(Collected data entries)
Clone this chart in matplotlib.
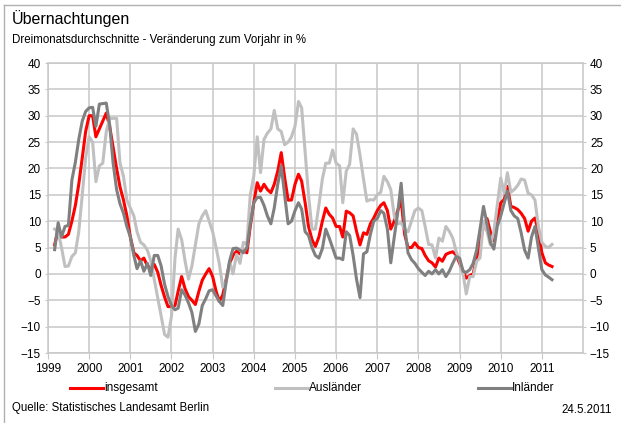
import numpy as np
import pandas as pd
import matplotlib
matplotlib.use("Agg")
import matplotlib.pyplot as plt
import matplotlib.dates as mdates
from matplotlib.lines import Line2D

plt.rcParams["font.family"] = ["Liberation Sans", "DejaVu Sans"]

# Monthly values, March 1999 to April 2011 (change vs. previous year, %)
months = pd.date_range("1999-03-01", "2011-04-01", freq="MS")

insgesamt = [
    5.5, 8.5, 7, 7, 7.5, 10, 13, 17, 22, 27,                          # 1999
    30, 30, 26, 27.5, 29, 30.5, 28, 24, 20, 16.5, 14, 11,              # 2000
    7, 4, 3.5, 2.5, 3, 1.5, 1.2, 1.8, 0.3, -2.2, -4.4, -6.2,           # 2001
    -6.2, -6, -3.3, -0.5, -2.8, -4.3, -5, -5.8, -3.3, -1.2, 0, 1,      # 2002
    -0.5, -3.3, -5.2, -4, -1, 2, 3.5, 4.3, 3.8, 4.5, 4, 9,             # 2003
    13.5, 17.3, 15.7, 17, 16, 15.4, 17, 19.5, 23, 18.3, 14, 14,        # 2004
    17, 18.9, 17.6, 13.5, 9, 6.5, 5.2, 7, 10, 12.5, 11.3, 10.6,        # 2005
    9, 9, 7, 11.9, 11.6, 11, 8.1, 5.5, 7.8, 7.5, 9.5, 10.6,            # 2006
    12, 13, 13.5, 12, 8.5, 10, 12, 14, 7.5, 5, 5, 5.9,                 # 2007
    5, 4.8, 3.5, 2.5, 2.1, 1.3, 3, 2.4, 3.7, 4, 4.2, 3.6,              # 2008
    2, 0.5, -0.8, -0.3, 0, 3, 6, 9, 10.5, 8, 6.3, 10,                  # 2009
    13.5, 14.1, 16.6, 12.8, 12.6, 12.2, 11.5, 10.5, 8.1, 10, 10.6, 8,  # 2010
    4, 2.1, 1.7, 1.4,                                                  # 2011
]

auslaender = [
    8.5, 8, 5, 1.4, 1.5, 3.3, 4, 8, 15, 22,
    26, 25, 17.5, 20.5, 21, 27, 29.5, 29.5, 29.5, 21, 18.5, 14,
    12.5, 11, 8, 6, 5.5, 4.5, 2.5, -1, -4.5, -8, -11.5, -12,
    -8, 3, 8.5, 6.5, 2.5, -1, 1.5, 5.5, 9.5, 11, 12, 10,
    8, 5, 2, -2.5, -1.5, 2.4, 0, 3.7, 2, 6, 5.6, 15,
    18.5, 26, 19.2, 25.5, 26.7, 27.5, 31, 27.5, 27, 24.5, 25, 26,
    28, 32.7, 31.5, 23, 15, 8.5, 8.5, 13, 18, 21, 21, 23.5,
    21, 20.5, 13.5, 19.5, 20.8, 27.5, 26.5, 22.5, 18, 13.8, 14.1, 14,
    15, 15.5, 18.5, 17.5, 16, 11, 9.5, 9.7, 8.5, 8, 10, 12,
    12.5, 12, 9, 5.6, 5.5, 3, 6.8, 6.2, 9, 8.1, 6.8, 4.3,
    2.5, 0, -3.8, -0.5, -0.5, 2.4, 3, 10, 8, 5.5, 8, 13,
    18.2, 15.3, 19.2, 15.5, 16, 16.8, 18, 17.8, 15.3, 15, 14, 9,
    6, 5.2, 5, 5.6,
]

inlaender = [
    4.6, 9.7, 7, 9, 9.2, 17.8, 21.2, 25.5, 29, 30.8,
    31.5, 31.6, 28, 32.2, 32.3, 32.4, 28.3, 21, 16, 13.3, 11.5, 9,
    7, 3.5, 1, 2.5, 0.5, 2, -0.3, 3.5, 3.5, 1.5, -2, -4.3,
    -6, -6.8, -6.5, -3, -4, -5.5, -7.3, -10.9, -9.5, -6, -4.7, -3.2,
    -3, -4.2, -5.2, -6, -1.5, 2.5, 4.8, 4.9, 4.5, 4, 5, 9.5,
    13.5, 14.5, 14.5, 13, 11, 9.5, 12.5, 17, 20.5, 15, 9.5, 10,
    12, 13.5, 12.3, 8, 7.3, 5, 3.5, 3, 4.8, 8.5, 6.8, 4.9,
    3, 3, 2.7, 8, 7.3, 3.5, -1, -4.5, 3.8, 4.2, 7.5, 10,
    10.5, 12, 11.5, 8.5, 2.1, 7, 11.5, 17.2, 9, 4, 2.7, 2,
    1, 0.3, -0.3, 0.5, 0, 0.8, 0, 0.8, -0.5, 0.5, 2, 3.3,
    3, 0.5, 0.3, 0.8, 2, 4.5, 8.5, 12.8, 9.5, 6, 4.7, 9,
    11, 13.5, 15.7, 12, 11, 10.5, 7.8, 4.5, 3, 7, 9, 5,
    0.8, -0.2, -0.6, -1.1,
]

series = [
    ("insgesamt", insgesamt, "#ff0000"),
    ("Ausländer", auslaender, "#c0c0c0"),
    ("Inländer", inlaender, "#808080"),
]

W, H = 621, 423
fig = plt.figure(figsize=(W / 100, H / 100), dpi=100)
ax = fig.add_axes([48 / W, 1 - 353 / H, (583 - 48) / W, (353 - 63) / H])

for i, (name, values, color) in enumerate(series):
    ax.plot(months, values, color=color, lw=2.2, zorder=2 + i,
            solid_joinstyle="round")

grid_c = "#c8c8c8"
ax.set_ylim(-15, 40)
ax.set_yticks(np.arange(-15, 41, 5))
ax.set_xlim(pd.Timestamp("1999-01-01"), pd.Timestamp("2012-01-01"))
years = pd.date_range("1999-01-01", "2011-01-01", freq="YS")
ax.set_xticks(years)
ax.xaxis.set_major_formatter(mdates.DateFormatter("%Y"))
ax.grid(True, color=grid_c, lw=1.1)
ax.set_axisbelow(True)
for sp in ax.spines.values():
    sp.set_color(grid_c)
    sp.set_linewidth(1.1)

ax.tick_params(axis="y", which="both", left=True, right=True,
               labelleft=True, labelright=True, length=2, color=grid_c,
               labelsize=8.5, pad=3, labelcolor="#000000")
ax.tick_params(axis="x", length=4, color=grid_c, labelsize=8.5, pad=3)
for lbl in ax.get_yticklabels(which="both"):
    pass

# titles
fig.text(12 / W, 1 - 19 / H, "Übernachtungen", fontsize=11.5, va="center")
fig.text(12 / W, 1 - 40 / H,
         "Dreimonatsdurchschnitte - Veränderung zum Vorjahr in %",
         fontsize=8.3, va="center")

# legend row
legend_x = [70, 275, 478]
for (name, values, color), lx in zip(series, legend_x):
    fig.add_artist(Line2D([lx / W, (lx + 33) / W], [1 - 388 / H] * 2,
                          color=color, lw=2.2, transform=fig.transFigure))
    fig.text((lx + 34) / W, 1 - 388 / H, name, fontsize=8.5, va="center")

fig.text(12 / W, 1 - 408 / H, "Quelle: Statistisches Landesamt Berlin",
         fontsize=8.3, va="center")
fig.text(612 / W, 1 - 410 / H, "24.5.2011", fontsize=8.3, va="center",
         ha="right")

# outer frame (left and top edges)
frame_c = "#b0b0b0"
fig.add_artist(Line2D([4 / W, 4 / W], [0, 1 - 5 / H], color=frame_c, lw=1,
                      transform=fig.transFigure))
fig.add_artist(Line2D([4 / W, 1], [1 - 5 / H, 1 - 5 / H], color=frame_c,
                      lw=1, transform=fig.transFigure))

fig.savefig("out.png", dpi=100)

==

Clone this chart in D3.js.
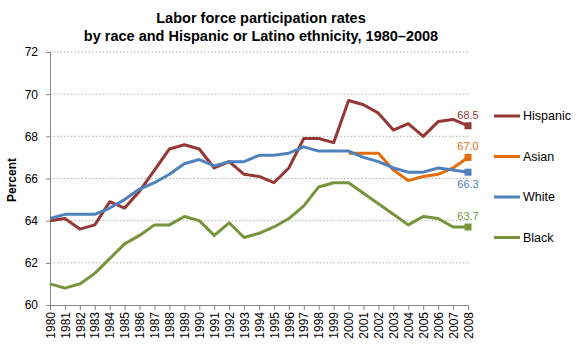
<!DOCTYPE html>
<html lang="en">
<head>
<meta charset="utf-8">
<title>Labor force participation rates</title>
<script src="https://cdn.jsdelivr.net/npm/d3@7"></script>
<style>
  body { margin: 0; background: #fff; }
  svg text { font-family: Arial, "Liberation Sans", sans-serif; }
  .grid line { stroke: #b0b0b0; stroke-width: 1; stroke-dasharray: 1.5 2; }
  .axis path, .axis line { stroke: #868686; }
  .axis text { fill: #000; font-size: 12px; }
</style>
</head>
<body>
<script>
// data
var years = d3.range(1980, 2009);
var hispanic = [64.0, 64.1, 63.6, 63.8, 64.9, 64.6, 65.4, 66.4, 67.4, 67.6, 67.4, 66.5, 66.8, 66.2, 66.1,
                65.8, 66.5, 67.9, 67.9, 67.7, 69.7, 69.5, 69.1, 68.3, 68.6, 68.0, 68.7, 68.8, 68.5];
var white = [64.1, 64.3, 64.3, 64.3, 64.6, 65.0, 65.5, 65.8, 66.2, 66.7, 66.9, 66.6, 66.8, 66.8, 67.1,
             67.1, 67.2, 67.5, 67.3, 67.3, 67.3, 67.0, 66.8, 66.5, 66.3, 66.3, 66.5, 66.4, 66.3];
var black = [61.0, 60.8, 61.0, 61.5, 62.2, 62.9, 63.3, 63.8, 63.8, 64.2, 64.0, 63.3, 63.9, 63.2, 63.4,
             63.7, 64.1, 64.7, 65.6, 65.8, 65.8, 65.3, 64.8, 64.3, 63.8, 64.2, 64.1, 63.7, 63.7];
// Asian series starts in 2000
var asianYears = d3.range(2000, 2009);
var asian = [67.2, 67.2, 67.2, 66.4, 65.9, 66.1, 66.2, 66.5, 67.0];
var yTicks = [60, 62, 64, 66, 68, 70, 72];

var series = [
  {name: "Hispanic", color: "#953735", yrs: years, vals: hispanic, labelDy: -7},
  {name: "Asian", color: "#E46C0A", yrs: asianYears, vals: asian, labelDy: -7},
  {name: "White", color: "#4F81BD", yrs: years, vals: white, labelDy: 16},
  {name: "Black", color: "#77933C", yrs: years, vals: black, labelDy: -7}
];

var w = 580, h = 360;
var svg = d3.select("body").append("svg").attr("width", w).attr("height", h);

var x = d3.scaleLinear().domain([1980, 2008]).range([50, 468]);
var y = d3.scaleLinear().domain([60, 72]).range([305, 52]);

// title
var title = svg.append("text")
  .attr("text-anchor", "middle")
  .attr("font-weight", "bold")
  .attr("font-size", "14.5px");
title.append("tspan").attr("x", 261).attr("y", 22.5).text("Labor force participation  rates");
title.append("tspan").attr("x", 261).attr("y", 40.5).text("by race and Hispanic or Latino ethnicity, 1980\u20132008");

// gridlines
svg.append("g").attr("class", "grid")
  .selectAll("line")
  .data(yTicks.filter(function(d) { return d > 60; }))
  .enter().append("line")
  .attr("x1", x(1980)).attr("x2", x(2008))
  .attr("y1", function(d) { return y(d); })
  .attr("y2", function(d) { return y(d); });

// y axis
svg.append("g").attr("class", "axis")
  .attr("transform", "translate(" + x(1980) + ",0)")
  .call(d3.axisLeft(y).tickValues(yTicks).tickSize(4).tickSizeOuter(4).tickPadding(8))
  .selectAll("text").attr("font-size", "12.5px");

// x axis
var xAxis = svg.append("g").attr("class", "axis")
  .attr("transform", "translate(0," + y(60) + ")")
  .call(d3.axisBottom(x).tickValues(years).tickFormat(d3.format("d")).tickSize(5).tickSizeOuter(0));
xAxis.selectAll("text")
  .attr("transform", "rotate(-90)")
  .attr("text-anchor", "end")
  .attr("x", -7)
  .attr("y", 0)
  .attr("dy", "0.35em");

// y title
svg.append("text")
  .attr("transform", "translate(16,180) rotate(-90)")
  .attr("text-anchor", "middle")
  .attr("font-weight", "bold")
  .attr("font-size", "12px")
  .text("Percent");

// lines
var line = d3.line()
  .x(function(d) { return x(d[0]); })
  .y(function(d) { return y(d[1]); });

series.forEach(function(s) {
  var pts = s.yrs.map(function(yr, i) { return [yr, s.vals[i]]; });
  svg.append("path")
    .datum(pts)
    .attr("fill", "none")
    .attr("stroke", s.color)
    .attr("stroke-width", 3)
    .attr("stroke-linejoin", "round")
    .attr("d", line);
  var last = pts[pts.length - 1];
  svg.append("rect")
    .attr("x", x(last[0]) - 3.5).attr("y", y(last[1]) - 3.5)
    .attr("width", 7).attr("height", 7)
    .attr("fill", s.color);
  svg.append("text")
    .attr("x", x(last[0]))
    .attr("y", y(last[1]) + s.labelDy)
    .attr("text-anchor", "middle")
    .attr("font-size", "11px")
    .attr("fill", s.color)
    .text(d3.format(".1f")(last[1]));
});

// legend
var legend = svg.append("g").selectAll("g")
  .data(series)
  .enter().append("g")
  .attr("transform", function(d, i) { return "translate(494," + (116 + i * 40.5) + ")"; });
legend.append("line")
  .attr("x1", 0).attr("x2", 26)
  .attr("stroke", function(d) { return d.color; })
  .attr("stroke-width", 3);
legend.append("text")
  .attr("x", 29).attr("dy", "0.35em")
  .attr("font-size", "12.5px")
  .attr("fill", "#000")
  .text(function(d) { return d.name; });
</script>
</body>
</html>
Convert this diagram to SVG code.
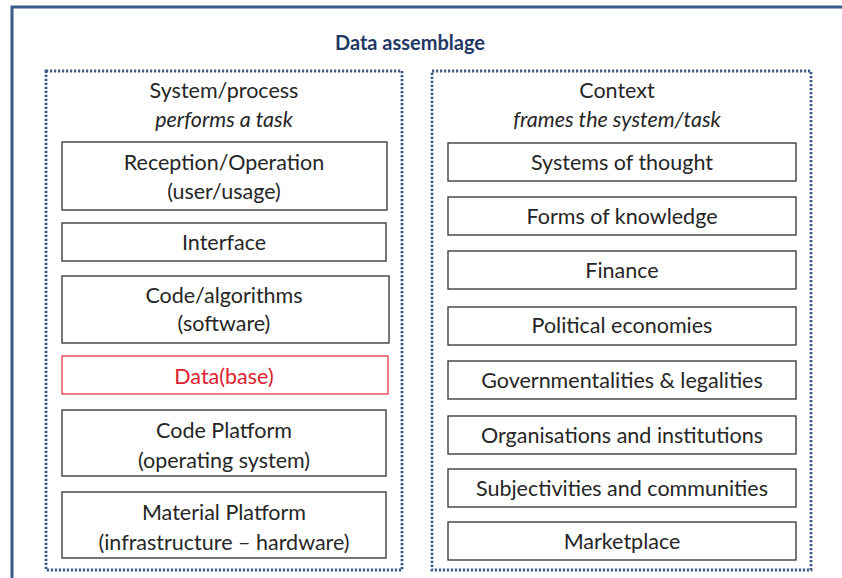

...

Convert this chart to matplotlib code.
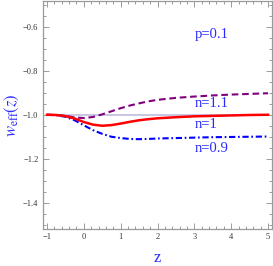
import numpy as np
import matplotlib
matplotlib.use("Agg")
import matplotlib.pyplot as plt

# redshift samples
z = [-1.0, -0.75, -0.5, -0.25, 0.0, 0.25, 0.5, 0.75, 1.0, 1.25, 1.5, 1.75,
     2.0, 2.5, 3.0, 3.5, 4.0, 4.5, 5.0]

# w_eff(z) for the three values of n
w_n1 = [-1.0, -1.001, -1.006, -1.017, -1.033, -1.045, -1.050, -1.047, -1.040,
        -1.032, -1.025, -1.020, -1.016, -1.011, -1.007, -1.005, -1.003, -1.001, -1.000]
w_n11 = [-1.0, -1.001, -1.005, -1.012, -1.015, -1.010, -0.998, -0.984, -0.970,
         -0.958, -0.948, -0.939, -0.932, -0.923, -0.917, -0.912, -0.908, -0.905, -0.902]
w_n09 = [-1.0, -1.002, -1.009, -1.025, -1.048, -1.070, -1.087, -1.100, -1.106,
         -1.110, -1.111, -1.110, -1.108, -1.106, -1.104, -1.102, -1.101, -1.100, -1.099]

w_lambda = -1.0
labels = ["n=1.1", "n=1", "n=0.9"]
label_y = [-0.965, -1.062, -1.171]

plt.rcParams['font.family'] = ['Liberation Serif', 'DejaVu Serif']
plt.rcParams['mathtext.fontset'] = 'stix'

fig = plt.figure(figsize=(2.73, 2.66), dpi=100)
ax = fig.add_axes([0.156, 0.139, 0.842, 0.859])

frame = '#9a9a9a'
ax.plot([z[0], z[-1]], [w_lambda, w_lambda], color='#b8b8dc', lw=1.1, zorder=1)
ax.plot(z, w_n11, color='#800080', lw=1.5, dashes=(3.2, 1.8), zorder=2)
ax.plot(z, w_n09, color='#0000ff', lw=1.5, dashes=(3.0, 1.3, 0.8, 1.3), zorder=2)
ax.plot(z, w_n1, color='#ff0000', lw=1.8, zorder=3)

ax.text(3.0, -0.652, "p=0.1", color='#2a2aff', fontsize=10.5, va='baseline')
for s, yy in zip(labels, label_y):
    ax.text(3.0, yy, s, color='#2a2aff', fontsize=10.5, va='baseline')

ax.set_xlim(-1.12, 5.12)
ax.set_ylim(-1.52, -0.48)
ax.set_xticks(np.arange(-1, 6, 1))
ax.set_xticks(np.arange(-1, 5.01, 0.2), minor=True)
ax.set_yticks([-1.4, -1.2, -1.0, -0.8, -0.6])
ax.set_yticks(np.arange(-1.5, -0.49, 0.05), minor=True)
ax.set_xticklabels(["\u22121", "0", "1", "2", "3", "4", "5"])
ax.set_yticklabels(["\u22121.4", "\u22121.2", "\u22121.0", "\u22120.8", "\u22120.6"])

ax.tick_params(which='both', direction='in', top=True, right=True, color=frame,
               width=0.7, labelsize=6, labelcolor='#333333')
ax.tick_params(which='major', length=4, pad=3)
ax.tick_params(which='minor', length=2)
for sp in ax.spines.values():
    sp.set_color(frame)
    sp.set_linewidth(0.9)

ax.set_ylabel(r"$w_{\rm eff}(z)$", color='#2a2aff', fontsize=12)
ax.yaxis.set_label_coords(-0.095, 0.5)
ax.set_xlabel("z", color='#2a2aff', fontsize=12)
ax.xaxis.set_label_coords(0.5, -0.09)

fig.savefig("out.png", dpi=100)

Given instruction>
Transcribe only the lines from the line holding "Convert this chart to matplotlib code." through the line holding "2.0, 2.5, 3.0, 3.5, 4.0, 4.5, 5.0]", inclusive, without any of the pictures.

Expected answer>
Convert this chart to matplotlib code.
import numpy as np
import matplotlib
matplotlib.use("Agg")
import matplotlib.pyplot as plt

# redshift samples
z = [-1.0, -0.75, -0.5, -0.25, 0.0, 0.25, 0.5, 0.75, 1.0, 1.25, 1.5, 1.75,
     2.0, 2.5, 3.0, 3.5, 4.0, 4.5, 5.0]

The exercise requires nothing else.